Nelle missive di Grimké emerge tutta la potenza della sua riflessione giusfilosofica, che trova nei testi sacri la propria giustificazione.

È in tali testi sacri, secondo Angelina, che risiede il fondamento stesso dei diritti umani, che non devono né possono essere fondati sul sesso, e che – in quanto di diretta volontà naturalistica – devono valere per tutti gli esseri umani, dunque anche per gli schiavi.

È dalla lettura dei testi sacri, privati dalle intermediazioni interpretative, che le sorelle Grimké traggono lo stretto legame tra la questione femminile e la causa dell’abolizionismo.

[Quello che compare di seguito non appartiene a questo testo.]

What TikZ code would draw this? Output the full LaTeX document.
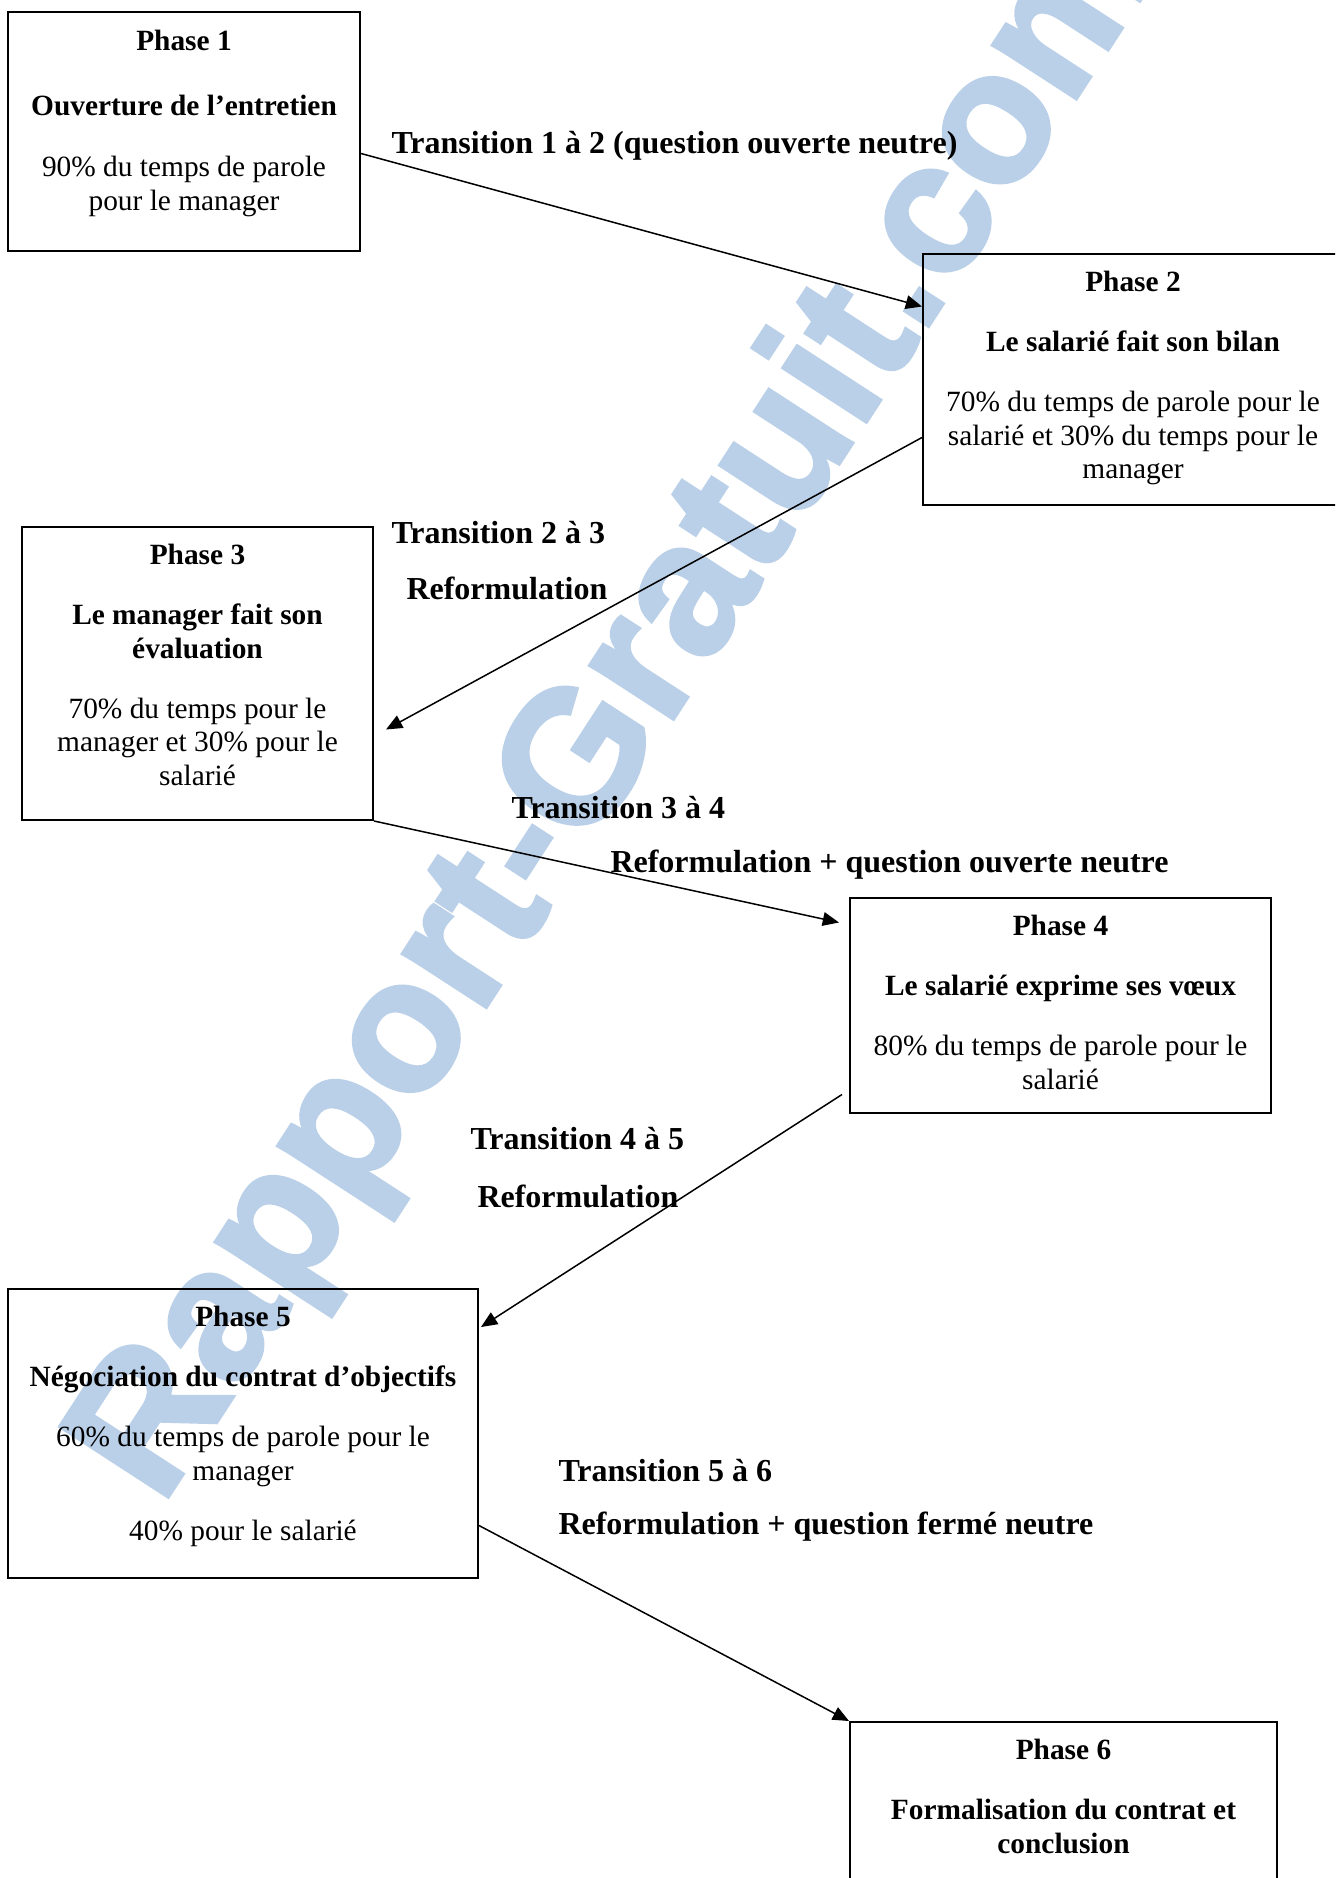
\documentclass[tikz,border=0pt]{standalone}
\usepackage{fontspec}
\setmainfont{Liberation Serif}
\newfontfamily\marquefont[FakeBold=2]{Liberation Sans}
\usetikzlibrary{positioning, fit, calc, arrows.meta}
\definecolor{filigrane}{RGB}{186,208,232}

\begin{document}
\begin{tikzpicture}[
        x=0.4pt, y=-0.4pt,
        phase/.style={draw, line width=0.8pt, inner sep=0pt},
        boxtext/.style={align=center, inner sep=0pt, font=\fontsize{11.75}{13.4}\selectfont},
        trans/.style={anchor=west, inner sep=0pt, font=\fontsize{12.8}{14}\selectfont\bfseries},
        fleche/.style={line width=0.6pt, -{Triangle[length=6.5pt, width=5.5pt]}}
    ]
        % Cadre
        \useasboundingbox (0,0) rectangle (1335,1878);
        \clip (0,0) rectangle (1335,1878);

        % Filigrane
        \node[rotate=57, text=filigrane, font=\marquefont\fontsize{75}{75}\selectfont\bfseries] (marque) at (620,712) {Rapport-Gratuit.com};

        % Phases
        \node[phase, fit={(8,12) (360,251)}] (p1) {};
        \node[phase, fit={(923,254) (1343,505)}] (p2) {};
        \node[phase, fit={(22,527) (373,820)}] (p3) {};
        \node[phase, fit={(850,898) (1271,1113)}] (p4) {};
        \node[phase, fit={(8,1289) (478,1578)}] (p5) {};
        \node[phase, fit={(850,1722) (1277,1920)}] (p6) {};

        % Textes des phases
        \node[boxtext, below=7.6pt of p1.north] (txt1) {\textbf{Phase 1}\\[12.4pt]\textbf{Ouverture de l’entretien}\\[11.1pt]90\% du temps de parole\\pour le manager};
        \node[boxtext, below=7.2pt of p2.north] (txt2) {\textbf{Phase 2}\\[10.6pt]\textbf{Le salarié fait son bilan}\\[10.6pt]70\% du temps de parole pour le\\salarié et 30\% du temps pour le\\manager};
        \node[boxtext, below=7.2pt of p3.north] (txt3) {\textbf{Phase 3}\\[10.6pt]\textbf{Le manager fait son}\\\textbf{évaluation}\\[10.6pt]70\% du temps pour le\\manager et 30\% pour le\\salarié};
        \node[boxtext, below=7.2pt of p4.north] (txt4) {\textbf{Phase 4}\\[10.6pt]\textbf{Le salarié exprime ses vœux}\\[10.6pt]80\% du temps de parole pour le\\salarié};
        \node[boxtext, below=7.2pt of p5.north] (txt5) {\textbf{Phase 5}\\[10.6pt]\textbf{Négociation du contrat d’objectifs}\\[10.6pt]60\% du temps de parole pour le\\manager\\[10.6pt]40\% pour le salarié};
        \node[boxtext, below=7.2pt of p6.north] (txt6) {\textbf{Phase 6}\\[10.6pt]\textbf{Formalisation du contrat et}\\\textbf{conclusion}};

        % Transitions
        \node[trans] (t12) at (391,146) {Transition 1 à 2 (question ouverte neutre)};
        \node[trans] (t23) at (391,533) {Transition 2 à 3};
        \node[trans] (r23) at (406,588) {Reformulation};
        \node[trans] (t34) at (511,808) {Transition 3 à 4};
        \node[trans] (r34) at (610,865) {Reformulation + question ouverte neutre};
        \node[trans] (t45) at (470,1139) {Transition 4 à 5};
        \node[trans] (r45) at (477,1196) {Reformulation};
        \node[trans] (t56) at (558,1471) {Transition 5 à 6};
        \node[trans] (r56) at (558,1527) {Reformulation + question fermé neutre};

        % Fleches
        \draw[fleche] ($(p1.east)+(0,22)$) -- ($(p2.west)+(0,-73)$);
        \draw[fleche] ($(p2.west)+(0,58)$) -- ($(p3.east)+(12,56)$);
        \draw[fleche] (p3.south east) -- ($(p4.west)+(-10,-83)$);
        \draw[fleche] ($(p4.west)+(-7,89)$) -- ($(p5.north east)+(2,39)$);
        \draw[fleche] ($(p5.east)+(0,92)$) -- (p6.north west);
    \end{tikzpicture}
\end{document}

Risolvere entrambe le questioni è quindi un dovere che riguarda tutti, e che si traduce in ubbidienza agli stessi precetti religiosi.

 

Perché leggere Ubbidisco solo a Dio?

 

Per chi si occupa o è interessato a studi di genere e storia delle donne, o molto più semplicemente ha vuole indagare da una prospettiva diversa la nascita del diritto umanitario così come lo intendiamo oggi, la lettura dell’epistolario Ubbidisco solo a Dio si rivela estremamente interessante.

Innanzitutto, perché restituisce una figura – quella di Angelina Grimkè – ingiustificatamente e incomprensibilmente dimenticata; inoltre, ci permette di addentrarci in maniera approfondita e inedita, nel dibattito per i diritti civili – e umani – che ha animato quegli anni di grandi cambiamenti storici, quale è stato il periodo della seconda metà del XIX secolo.

Ubbidisco solo a Dio

 

Sinossi

 

Per la prima volta in traduzione italiana le lettere che Angelina Grimké scrisse a Catharine Beecher nel 1837 sull’abolizione della schiavitù, indicata come unica soluzione a una ingiustizia tanto inaccettabile sul piano razionale quanto scandalosa per il pensiero cristiano.

Gli argomenti si susseguono, lucidi e incalzanti, intrecciandosi alle riflessioni attorno ai diritti delle donne e al rifiuto di un femminile evanescente, domestico e sottomesso.

L’accurata introduzione di Carla Maria Gnappi, la prefazione di Letizia Tomassone e la postfazione di Elena Riva permettono di contestualizzare senza anacronismi la figura di Angelina e delle altre persone nominate, mostrando tuttavia la straordinaria attualità di quanto leggiamo.